With orange balloons and a bicycle they are ready for a ride. They want to feel the air on their face and don’t want men to tell them not to mount on a bicycle. A group of young women held a symbolic bike ride o the city of Amuda, in Syrian Kurdistan (see video) to protest against norms that see girls on bikes as indecent. Under the slogan “free community” the girls, who named their group Newroz, state that they want to have the right to ride a bike wherever they like.
Newroz, the origin of the name
Newroz (or Nawruz or Norouz, depending on the origin and language of the person who pronounces it) is New Year’s Day for some populations of the Middle East and Central Asia, a thousand-year-old celebration inherited from the Mesopotamian populations who worshipped Zarathustra.
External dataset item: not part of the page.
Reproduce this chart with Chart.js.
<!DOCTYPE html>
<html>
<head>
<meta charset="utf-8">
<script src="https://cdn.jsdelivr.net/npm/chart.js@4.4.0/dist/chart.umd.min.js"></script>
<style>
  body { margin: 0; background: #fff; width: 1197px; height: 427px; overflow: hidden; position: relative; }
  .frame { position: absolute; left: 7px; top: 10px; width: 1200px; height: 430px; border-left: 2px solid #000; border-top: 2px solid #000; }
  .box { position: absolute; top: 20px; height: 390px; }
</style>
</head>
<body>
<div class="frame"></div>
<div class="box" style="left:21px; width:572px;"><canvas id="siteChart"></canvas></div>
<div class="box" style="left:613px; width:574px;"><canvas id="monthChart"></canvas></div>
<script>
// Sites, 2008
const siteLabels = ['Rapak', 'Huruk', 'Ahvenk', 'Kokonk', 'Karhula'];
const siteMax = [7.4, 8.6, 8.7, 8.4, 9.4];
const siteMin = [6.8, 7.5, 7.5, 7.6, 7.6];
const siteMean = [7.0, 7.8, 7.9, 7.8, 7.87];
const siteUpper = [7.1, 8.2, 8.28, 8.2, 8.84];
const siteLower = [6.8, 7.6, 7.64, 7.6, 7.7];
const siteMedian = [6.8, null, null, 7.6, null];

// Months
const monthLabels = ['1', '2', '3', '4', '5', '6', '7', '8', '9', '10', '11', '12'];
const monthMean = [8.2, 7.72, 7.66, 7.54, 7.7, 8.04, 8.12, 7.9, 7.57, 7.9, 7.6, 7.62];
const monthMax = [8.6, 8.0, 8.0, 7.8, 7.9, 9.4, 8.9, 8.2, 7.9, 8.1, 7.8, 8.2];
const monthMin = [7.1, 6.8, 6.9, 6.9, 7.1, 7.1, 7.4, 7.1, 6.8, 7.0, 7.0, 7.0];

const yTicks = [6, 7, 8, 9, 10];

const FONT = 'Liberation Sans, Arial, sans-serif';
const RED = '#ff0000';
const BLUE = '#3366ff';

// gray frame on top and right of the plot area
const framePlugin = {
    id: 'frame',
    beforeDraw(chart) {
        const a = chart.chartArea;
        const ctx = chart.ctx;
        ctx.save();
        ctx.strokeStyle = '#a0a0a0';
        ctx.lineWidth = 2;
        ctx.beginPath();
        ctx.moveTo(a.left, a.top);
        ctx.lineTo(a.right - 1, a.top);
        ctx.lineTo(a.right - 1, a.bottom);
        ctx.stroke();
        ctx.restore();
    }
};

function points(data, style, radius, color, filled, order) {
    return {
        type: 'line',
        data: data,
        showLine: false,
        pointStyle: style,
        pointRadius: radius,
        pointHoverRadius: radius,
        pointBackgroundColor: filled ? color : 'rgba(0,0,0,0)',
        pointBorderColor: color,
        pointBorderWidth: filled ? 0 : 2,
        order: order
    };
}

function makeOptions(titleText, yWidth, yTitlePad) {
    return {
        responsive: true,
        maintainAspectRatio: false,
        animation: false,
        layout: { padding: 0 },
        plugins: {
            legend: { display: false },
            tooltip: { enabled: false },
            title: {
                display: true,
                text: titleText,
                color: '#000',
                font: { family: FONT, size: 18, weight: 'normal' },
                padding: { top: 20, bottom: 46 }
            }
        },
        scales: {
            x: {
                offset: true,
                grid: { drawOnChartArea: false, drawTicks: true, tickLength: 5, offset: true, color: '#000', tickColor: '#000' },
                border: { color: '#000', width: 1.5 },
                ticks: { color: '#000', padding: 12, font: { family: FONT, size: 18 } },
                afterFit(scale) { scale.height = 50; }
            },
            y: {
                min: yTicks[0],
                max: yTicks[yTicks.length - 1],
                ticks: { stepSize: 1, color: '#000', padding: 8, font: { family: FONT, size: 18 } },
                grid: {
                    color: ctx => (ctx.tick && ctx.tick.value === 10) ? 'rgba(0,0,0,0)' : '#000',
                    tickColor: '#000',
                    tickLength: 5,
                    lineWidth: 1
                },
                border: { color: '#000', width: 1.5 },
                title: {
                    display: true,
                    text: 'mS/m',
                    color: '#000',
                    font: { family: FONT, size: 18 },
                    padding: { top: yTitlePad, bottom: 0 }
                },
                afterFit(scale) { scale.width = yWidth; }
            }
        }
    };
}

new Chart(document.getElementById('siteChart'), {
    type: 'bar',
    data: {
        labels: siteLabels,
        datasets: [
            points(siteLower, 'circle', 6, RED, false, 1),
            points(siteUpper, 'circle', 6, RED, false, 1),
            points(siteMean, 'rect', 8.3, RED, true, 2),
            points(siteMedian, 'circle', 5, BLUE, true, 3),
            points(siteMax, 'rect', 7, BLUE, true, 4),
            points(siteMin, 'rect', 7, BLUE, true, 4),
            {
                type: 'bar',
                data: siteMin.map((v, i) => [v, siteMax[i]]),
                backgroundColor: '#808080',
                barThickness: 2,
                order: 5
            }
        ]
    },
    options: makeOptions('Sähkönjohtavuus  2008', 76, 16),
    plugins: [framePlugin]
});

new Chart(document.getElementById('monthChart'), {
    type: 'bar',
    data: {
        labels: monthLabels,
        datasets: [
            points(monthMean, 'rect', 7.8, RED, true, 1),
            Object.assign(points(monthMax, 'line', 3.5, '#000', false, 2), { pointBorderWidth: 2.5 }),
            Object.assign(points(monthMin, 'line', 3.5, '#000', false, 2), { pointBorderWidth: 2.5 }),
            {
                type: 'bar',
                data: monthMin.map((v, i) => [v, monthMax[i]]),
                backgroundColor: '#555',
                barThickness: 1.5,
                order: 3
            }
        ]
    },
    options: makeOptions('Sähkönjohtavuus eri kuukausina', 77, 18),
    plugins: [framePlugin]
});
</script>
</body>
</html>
It differs from New Year’s Eve because Newroz is celebrated in the period of the spring equinox, indeed the word literally means “new day”.
https://www.youtube.com/watch?v=_CFwFPV6DEQ
Kurdish women spread culture on their bicycles
With the same spirit some women delivered books on their bicycles in Sulaimani, in the Kurdistan region in the northeast of Iraq, aiming to spread culture and reading in Kurdistan. The activists of Sofia Group did this with the hope in mind of giving books to families, mostly those including young members, because letting Kurdish women read can have a positive impact on their offspring’s lifestyle and culture. Sofia Group is a book club mainly composed of women who want to spread the free-thought culture, conscious reading and organise events such as workshops and book distribution initiatives.
In December 2015 Sulaimani was also the host city of an international conference on women and human rights that was held after the events against gender violence sponsored by the UN.